Duke Energy Carolinas LLC filed Friday a request to raise residential customers’ rates by an average 16.7 percent annually to help paying for a 10-year modernization initiative.
The proposed rate hike would affect about 2 million customers from Durham to the west, including the Triad, and amount to $647 million in new annual revenue.
The request was submitted to the N.C. Utilities Commission, which could take seven to nine months to decide on whether to grant a rate increase and by how much. If approved, it would be the first rate increase for that part of the state in five years.
The utility projects a residential customer who uses 1,000 kilowatt-hours of electricity monthly would pay about $122.68, reflecting an increase of $18.72.
The utility also wants to raise its rate by an average 10.9 percent on commercial and industrial customers in that region.
Duke Energy Carolinas separately filed a request for commission approval to halt its Lee nuclear plant project near Gaffney, S.C.
The Charlotte Observer reported the utility wants to be allowed to recoup up to $636 million in Lee project development costs from customers.
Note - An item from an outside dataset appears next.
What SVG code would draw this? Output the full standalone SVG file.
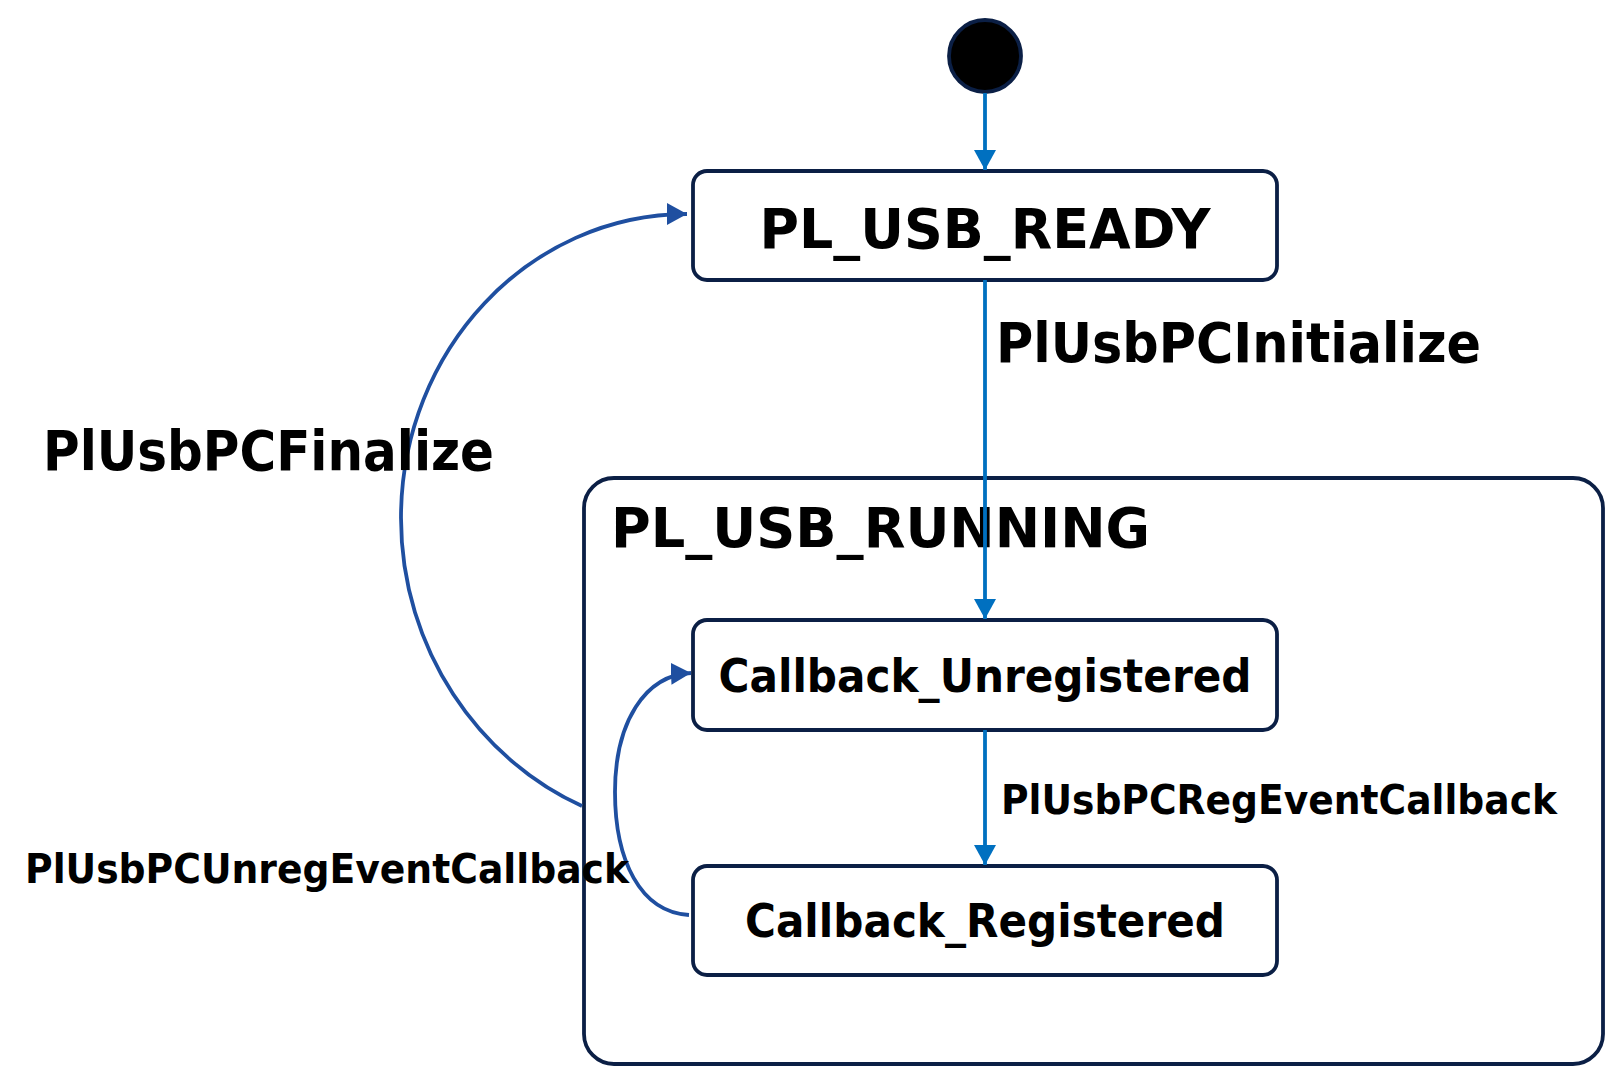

The recouping would represent $53 million of the $647 million annual revenue increase for a 12-year period.
“Nearly half of the rate request reflects investments in cleaner generation, including hydro, solar and natural gas,” the utility said.
“Duke Energy Carolinas has maintained rates below the national average, and with the proposed change, customers would continue to pay rates lower than in 1991, when adjusted for inflation.”
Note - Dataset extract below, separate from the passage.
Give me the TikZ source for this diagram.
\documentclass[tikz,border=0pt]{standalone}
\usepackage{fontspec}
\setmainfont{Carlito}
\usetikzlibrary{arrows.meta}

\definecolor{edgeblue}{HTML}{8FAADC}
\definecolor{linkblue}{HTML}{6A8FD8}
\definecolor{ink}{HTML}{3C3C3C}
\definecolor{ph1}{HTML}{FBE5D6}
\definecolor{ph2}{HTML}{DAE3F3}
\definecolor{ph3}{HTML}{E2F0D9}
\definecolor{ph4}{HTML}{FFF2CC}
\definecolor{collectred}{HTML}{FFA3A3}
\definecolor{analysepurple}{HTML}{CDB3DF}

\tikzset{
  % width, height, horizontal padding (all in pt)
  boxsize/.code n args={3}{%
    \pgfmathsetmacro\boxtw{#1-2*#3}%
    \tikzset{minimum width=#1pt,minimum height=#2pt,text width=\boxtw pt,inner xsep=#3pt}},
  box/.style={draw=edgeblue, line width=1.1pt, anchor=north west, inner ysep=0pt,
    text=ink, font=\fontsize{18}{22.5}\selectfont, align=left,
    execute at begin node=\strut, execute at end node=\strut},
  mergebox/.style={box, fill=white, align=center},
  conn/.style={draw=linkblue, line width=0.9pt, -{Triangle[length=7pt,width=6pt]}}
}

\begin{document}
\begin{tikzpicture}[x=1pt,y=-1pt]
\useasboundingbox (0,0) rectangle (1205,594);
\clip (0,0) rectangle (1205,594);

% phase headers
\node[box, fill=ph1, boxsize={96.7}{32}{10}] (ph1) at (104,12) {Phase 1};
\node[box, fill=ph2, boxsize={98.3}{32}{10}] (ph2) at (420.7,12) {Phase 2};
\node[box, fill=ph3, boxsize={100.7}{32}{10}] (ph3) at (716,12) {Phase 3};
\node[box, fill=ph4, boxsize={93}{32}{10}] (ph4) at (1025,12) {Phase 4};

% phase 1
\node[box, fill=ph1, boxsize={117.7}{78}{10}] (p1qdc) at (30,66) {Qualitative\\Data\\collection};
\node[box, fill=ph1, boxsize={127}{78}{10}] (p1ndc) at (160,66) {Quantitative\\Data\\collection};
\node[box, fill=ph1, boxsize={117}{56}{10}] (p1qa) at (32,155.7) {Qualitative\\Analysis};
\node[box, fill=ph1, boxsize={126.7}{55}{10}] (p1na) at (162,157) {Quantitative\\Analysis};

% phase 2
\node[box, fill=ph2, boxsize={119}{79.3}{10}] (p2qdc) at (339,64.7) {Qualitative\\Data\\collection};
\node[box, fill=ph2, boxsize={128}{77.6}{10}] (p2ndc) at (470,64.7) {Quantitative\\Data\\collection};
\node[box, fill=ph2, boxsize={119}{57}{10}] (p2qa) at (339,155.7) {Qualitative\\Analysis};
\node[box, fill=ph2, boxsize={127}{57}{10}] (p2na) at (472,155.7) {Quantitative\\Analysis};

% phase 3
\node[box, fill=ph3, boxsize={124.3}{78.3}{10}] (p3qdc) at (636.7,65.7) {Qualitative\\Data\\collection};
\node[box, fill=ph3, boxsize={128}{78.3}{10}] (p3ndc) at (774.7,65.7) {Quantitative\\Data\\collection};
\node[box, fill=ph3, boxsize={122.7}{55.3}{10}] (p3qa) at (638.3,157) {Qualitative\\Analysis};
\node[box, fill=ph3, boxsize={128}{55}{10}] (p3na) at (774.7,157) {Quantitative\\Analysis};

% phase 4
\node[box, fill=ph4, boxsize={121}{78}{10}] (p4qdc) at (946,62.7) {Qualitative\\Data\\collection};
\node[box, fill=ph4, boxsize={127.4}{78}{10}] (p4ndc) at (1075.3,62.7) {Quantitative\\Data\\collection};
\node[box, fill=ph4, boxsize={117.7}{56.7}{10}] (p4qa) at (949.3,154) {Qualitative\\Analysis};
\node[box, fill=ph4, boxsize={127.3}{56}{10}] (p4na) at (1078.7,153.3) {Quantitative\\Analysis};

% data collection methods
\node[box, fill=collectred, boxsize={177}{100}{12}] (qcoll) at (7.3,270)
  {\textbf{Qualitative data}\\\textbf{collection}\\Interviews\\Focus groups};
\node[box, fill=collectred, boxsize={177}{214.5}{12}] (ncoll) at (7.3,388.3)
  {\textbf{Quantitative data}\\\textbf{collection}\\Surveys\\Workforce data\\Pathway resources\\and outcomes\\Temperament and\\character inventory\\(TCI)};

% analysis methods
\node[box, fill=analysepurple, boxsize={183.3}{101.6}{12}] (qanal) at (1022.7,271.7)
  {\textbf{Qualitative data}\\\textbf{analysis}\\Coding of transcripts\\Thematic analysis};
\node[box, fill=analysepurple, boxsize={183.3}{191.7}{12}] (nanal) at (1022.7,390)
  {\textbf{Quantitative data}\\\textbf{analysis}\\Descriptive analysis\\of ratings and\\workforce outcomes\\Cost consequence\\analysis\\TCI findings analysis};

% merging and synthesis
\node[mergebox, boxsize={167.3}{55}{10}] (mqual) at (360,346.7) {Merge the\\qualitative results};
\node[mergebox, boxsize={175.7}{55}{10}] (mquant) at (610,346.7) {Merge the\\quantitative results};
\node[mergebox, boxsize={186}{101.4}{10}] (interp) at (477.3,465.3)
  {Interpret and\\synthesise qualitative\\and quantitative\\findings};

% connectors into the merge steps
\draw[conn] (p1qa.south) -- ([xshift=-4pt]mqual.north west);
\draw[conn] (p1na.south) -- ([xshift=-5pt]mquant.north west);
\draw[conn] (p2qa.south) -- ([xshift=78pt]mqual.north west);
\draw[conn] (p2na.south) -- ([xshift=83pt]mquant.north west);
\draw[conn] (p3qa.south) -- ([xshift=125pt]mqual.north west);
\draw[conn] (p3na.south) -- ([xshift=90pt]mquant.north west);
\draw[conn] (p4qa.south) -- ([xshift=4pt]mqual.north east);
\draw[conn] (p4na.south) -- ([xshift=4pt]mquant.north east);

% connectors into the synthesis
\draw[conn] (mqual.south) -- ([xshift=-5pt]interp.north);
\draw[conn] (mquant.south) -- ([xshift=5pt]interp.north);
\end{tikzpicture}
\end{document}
Duke Energy Progress, which covers the eastern parts of N.C. and portions of the Asheville region, earlier requested a 14.9 percent overall rate increase — including 16.7 percent for residential customers — for 1.3 million customers. That increase is projected to gain Duke Energy Progress an additional $477 million in annual revenue.
“As our state grows, and as we think about the future energy infrastructure required to serve our customers, a smarter grid will facilitate cleaner energy sources and provide customers the tools they need to make more informed energy decisions,” David Fountain, Duke Energy’s North Carolina president, said in a statement.
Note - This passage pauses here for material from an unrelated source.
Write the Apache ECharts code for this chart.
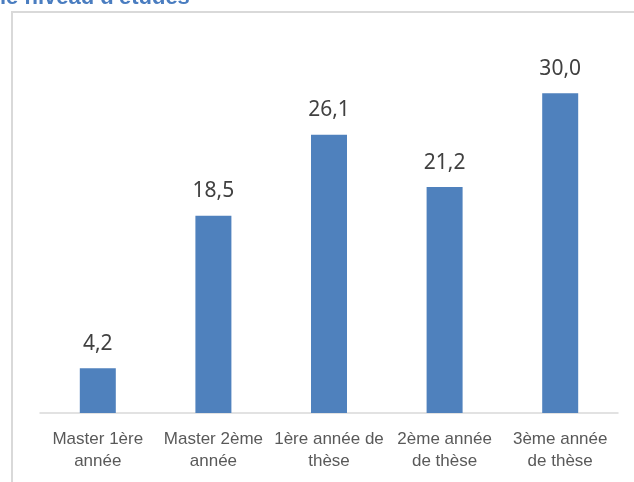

Fountain said in a Tuesday interview with the Winston-Salem Journal that “we don’t take this (rate increase) lightly and understand its impact on low-income households and small businesses.”
Although Duke Energy Carolinas gained on Dec. 27 federal Nuclear Regulatory Commission approval to build the Lee plant and operate two nuclear units, it has chosen to abandon the project, primarily because the nuclear-reactor supplier, Westinghouse, filed for bankruptcy March 29.
Duke Energy Carolinas had estimated the total Lee plant project cost at $12.94 billion. It has spent $542 million in project development costs as of June 30.
Westinghouse’s “publicly stated intent to cease construction of new nuclear units in the U.S. have placed significant uncertainty on the project,” the utility told the commission.
“It is unlikely the company will be able to construct and commence operation of the project before the end of the next decade.